Trust Waikato has emerged as the first community trust and the 20th overall signatory to the Aotearoa NZ Stewardship Code.
In a statement, Maggie Zhang, Trust Waikato finance and investment manager, said making a formal commitment to the Code would “challenge us to apply best practice for our investment strategy”.
“Despite being a smaller investor, we have signed up to the Code to promote sound investing and governance through the adoption of practices that lead to sustainable outcomes for our environment, society, and economy,” Zhang said.
The $4 billion plus NZ community trust sector has long been a leader in environmental, social and governance (ESG) investment, front-footing allocations to impact funds, for example.
Many trusts have also signed up to global responsible investment compacts, industry bodies and often collaborate on associated ESG issues such as the ‘Funders commitment on climate change’, which launched with 10 of the 12 official government-ordained community trusts early in 2022 (the same year the Stewardship Code went live).
However, community trusts – and asset owners in general – have been reluctant to ink the agreement to date due to “concerns about resourcing”, according to Jackson Rowland, Stewardship Code secretariat director.
Rowland said NZ some asset owners have also assumed the Code was targeted more to fund managers, who represent 18 of the current signatories (with the NZ Superannuation Fund and Trust Waikato considered asset owners).
He said asset owners make up more than 20 per cent of signatories to the UK Stewardship Code, which the NZ version was modelled on.
But the Trust Waikato example could spur others to join.
“Like many investors, Trust Waikato also has limited capacity and is very strategic about how it uses this,” Rowland said. “They recognise that stewardship does not need to be resource intensive, and is a crucial part of their responsible investment strategy regardless.”
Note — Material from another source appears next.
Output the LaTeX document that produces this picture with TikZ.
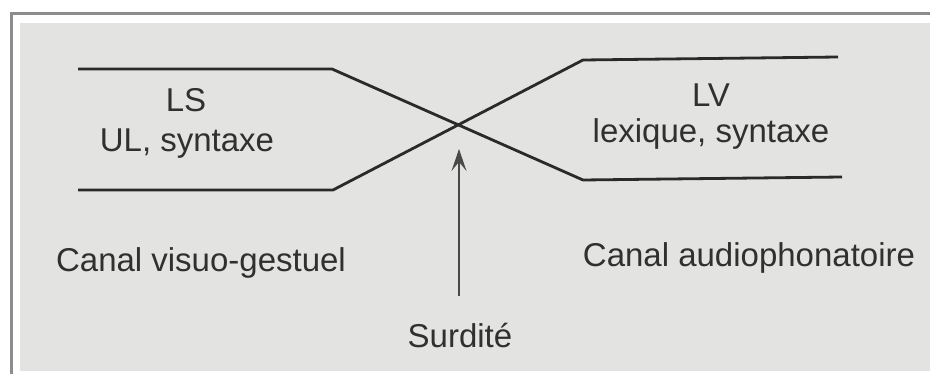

Most large local bank-owned and boutique fund managers have signed on to the Code, which is a “comply or explain” agreement, he said, designed to encourage reporting against objectives.
The secretariat recently published the 2023 review of the NZ Stewardship Code in the “first full year” of signatory reporting.
“… we did not expect to see full reporting at this stage,” the review says. “Despite that, we were pleased to see the majority of the Signatories releasing some form of stewardship reporting. While this generally did not yet meet the full expectations of the Code reporting requirements, it is a positive first step on the journey.”
The 20 NZ signatories represent about $173 billion in assets under management while globally similar Stewardship Codes account for almost $2.7 trillion in total.